Rove, Coulter, John McCain, Rubio and most others among the party leadership have shown little willingness to be flexible on the issues that appeal to the base that has captured the party, but few others. It doesn't matter if they lost in November because Romney was a bad candidate, Rove ran a poor independent campaign or because they did not stress the right issues. As long as the party remains inflexible on taxes, the economy and social issues, it will continue to lose. In short, there is no struggle between the moderate and conservative wings of the party as there no longer is a moderate wing of the Republican Party.

The absence of a moderate wing of the Republican Party is one of the biggest problems facing the party, but it is absent from much of this dialog.

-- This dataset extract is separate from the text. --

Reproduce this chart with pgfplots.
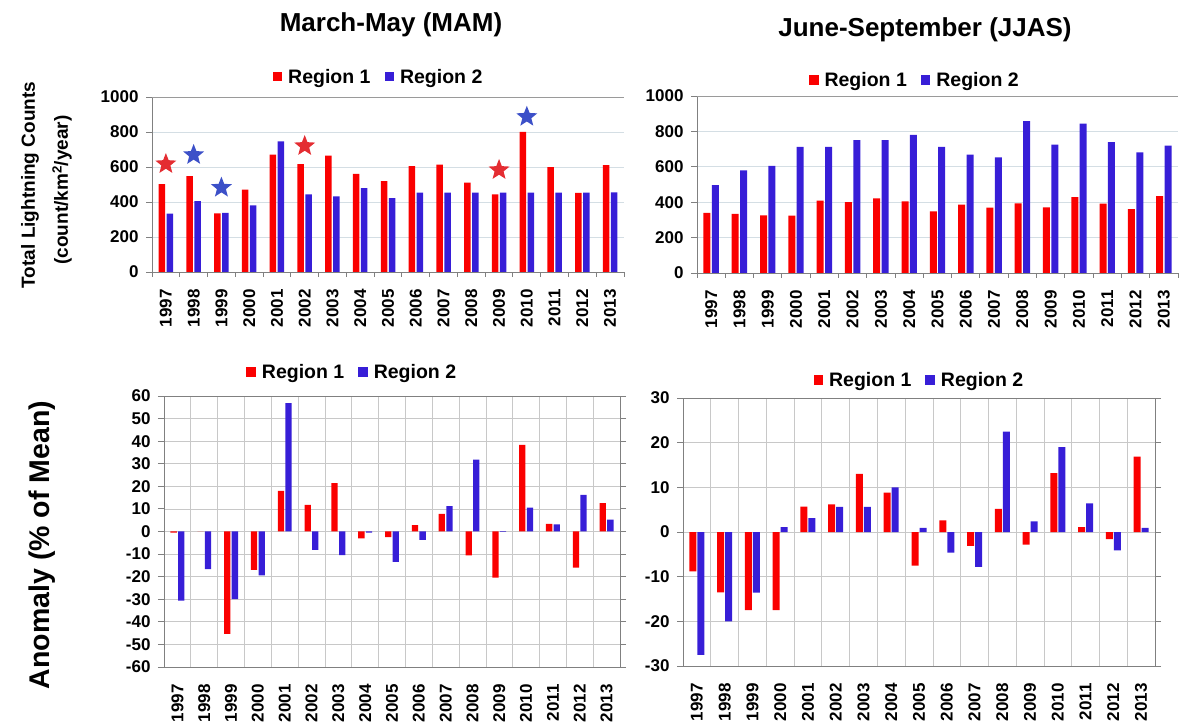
\documentclass[border=0pt]{standalone}
\usepackage{pgfplots}
\pgfplotsset{compat=1.18}
\usepackage{fontspec}
\setmainfont{Liberation Sans}
\definecolor{rred}{RGB}{250,0,0}
\definecolor{bblue}{RGB}{55,30,215}
\definecolor{sred}{RGB}{228,45,50}
\definecolor{sblue}{RGB}{60,80,200}
\definecolor{axgray}{RGB}{128,128,128}
\definecolor{gridc}{RGB}{212,222,228}
\definecolor{gridd}{RGB}{200,200,200}
\pgfdeclareplotmark{fstar}{%
 \pgfpathmoveto{\pgfpointpolar{90}{\pgfplotmarksize}}%
 \pgfpathlineto{\pgfpointpolar{126}{0.43\pgfplotmarksize}}%
 \pgfpathlineto{\pgfpointpolar{162}{\pgfplotmarksize}}%
 \pgfpathlineto{\pgfpointpolar{198}{0.43\pgfplotmarksize}}%
 \pgfpathlineto{\pgfpointpolar{234}{\pgfplotmarksize}}%
 \pgfpathlineto{\pgfpointpolar{270}{0.43\pgfplotmarksize}}%
 \pgfpathlineto{\pgfpointpolar{306}{\pgfplotmarksize}}%
 \pgfpathlineto{\pgfpointpolar{342}{0.43\pgfplotmarksize}}%
 \pgfpathlineto{\pgfpointpolar{18}{\pgfplotmarksize}}%
 \pgfpathlineto{\pgfpointpolar{54}{0.43\pgfplotmarksize}}%
 \pgfpathclose
 \pgfusepathqfill}
\pgfplotsset{
 sq/.style={legend image code/.code={\fill[#1] (0pt,-4.7pt) rectangle (9.5pt,4.7pt);}},
 base/.style={scale only axis, xmin=-0.5, xmax=16.5,
  xtick={0,...,16},
  xticklabels={1997,1998,1999,2000,2001,2002,2003,2004,2005,2006,2007,2008,2009,2010,2011,2012,2013},
  minor xtick={-0.5,0.5,...,16.5},
  major x tick style={draw=none},
  tick align=outside, major tick length=6pt, minor tick length=5pt,
  /pgf/number format/assume math mode=true,
  /pgf/number format/1000 sep={},
  tick label style={font=\fontsize{17}{20}\selectfont\bfseries, black},
  xticklabel style={rotate=90, anchor=east, xshift=-8pt},
  yticklabel style={xshift=-4pt},
  legend columns=2,
  legend style={draw=none, fill=none, anchor=center,
    font=\fontsize{19.5}{22}\selectfont\bfseries,
    /tikz/every odd column/.append style={column sep=4pt},
    /tikz/every even column/.append style={column sep=12pt}},
 },
 top/.style={base, axis x line*=bottom, axis y line*=left,
  axis line style={axgray, line width=0.9pt},
  every tick/.style={axgray, line width=0.9pt},
  ymajorgrids, major grid style={gridc, line width=0.8pt},
  ymin=0, ymax=1000, ytick={0,200,...,1000},
  extra y ticks={1000}, extra y tick labels={},
  extra y tick style={major grid style={axgray!80, line width=0.8pt}, major tick length=0pt}},
 bot/.style={base, axis line style={axgray, line width=0.9pt},
  every tick/.style={axgray, line width=0.9pt},
  ymajorgrids, xminorgrids, minor tick length=0pt,
  major grid style={gridd, line width=0.7pt},
  minor grid style={gridd, line width=0.7pt}},
}
\begin{document}
\begin{tikzpicture}
\useasboundingbox (0,0) rectangle (1179pt,726pt);
\node[font=\fontsize{26}{30}\selectfont\bfseries] at (391pt,701pt) {March-May (MAM)};
\node[font=\fontsize{26}{30}\selectfont\bfseries] at (925pt,696pt) {June-September (JJAS)};
\node[rotate=90, font=\fontsize{19}{22}\selectfont\bfseries] at (30pt,541pt) {Total Lightning Counts};
\node[rotate=90, font=\fontsize{19}{22}\selectfont\bfseries] at (62pt,536pt) {(count/km\textsuperscript{2}/year)};
\node[rotate=90, font=\fontsize{28.5}{32}\selectfont\bfseries] at (42pt,181pt) {Anomaly (\% of Mean)};

% (a)
\begin{axis}[top, at={(152pt,454pt)}, anchor=south west, width=472pt, height=175pt,
  legend style={at={(axis description cs:0.480,1.116)}}]
\addplot[ybar, bar width=6.5pt, bar shift=-4pt, fill=rred, draw=none, sq=rred] coordinates {
(0,502) (1,548) (2,335) (3,470) (4,671) (5,616) (6,665) (7,561) (8,519) (9,605) (10,614) (11,510) (12,443) (13,800) (14,599) (15,452) (16,610)};
\addlegendentry{Region 1}
\addplot[ybar, bar width=6.5pt, bar shift=4pt, fill=bblue, draw=none, sq=bblue] coordinates {
(0,333) (1,405) (2,338) (3,380) (4,747) (5,443) (6,432) (7,479) (8,422) (9,454) (10,454) (11,454) (12,454) (13,454) (14,454) (15,454) (16,455)};
\addlegendentry{Region 2}
\addplot[only marks, mark=fstar, mark size=11pt, sred, forget plot] coordinates {(0,617) (5,720) (12,583)};
\addplot[only marks, mark=fstar, mark size=11pt, sblue, forget plot] coordinates {(1,669) (2,482) (13,887)};
\node[anchor=west, font=\fontsize{25}{28}\selectfont\bfseries, inner sep=0pt] at (axis description cs:0.004,1.109) {(a)};
\end{axis}

% (b)
\begin{axis}[top, at={(697pt,453pt)}, anchor=south west, width=481pt, height=177pt,
  legend style={at={(axis description cs:0.453,1.090)}}]
\addplot[ybar, bar width=7pt, bar shift=-4.2pt, fill=rred, draw=none, sq=rred] coordinates {
(0,339) (1,334) (2,325) (3,324) (4,409) (5,400) (6,422) (7,405) (8,348) (9,386) (10,369) (11,394) (12,371) (13,428) (14,392) (15,361) (16,434)};
\addlegendentry{Region 1}
\addplot[ybar, bar width=7pt, bar shift=4.2pt, fill=bblue, draw=none, sq=bblue] coordinates {
(0,496) (1,580) (2,605) (3,712) (4,712) (5,750) (6,750) (7,780) (8,712) (9,669) (10,653) (11,858) (12,725) (13,844) (14,740) (15,682) (16,719)};
\addlegendentry{Region 2}
\node[anchor=west, font=\fontsize{25}{28}\selectfont\bfseries, inner sep=0pt] at (axis description cs:-0.001,1.107) {(b)};
\end{axis}

% (c)
\begin{axis}[bot, at={(164pt,59pt)}, anchor=south west, width=456pt, height=271pt,
  ymin=-60, ymax=60, ytick={-60,-50,...,60},
  legend style={at={(axis description cs:0.413,1.089)}}]
\addplot[ybar, bar width=6.3pt, bar shift=-3.8pt, fill=rred, draw=none, sq=rred] coordinates {
(0,-0.5) (1,0) (2,-45.3) (3,-17.0) (4,18.0) (5,11.8) (6,21.4) (7,-3.0) (8,-2.5) (9,2.8) (10,7.8) (11,-10.6) (12,-20.4) (13,38.4) (14,3.4) (15,-16.0) (16,12.6)};
\addlegendentry{Region 1}
\addplot[ybar, bar width=6.3pt, bar shift=3.8pt, fill=bblue, draw=none, sq=bblue] coordinates {
(0,-30.6) (1,-16.7) (2,-30.0) (3,-19.4) (4,56.9) (5,-8.1) (6,-10.5) (7,-0.5) (8,-13.4) (9,-3.7) (10,11.2) (11,31.8) (12,-0.2) (13,10.6) (14,3.1) (15,16.2) (16,5.3)};
\addlegendentry{Region 2}
\node[anchor=west, font=\fontsize{25}{28}\selectfont\bfseries, inner sep=0pt] at (axis description cs:0.002,1.085) {(c)};
\end{axis}

% (d)
\begin{axis}[bot, at={(683pt,60pt)}, anchor=south west, width=472pt, height=268pt,
  ymin=-30, ymax=30, ytick={-30,-20,...,30},
  legend style={at={(axis description cs:0.501,1.067)}}]
\addplot[ybar, bar width=7pt, bar shift=-4pt, fill=rred, draw=none, sq=rred] coordinates {
(0,-8.8) (1,-13.5) (2,-17.5) (3,-17.5) (4,5.7) (5,6.2) (6,13.0) (7,8.8) (8,-7.5) (9,2.6) (10,-3.1) (11,5.2) (12,-2.8) (13,13.2) (14,1.1) (15,-1.6) (16,16.9)};
\addlegendentry{Region 1}
\addplot[ybar, bar width=7pt, bar shift=4pt, fill=bblue, draw=none, sq=bblue] coordinates {
(0,-27.5) (1,-20.0) (2,-13.6) (3,1.1) (4,3.1) (5,5.6) (6,5.6) (7,10.0) (8,0.9) (9,-4.6) (10,-7.8) (11,22.5) (12,2.4) (13,19.0) (14,6.4) (15,-4.1) (16,0.9)};
\addlegendentry{Region 2}
\node[anchor=west, font=\fontsize{25}{28}\selectfont\bfseries, inner sep=0pt] at (axis description cs:0.004,1.086) {(d)};
\end{axis}
\end{tikzpicture}
\end{document}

Any reasonably informed political observer can see that a Republican Party that did not say much about social issues, recognized the need for the wealthiest Americans to contribute more tax revenue and understood that not all social spending should be vilified as socialism, would be considerably more popular than what is left of the Republican Party today. There are, however, no voices left in the Republican Party to say this, and few primary voters left in the party who would support this. Thus, the things that need to be said to rescue the party go unstated and instead, Rove, Coulter, Rush Limbaugh and others argue about blame and relative political incompetence.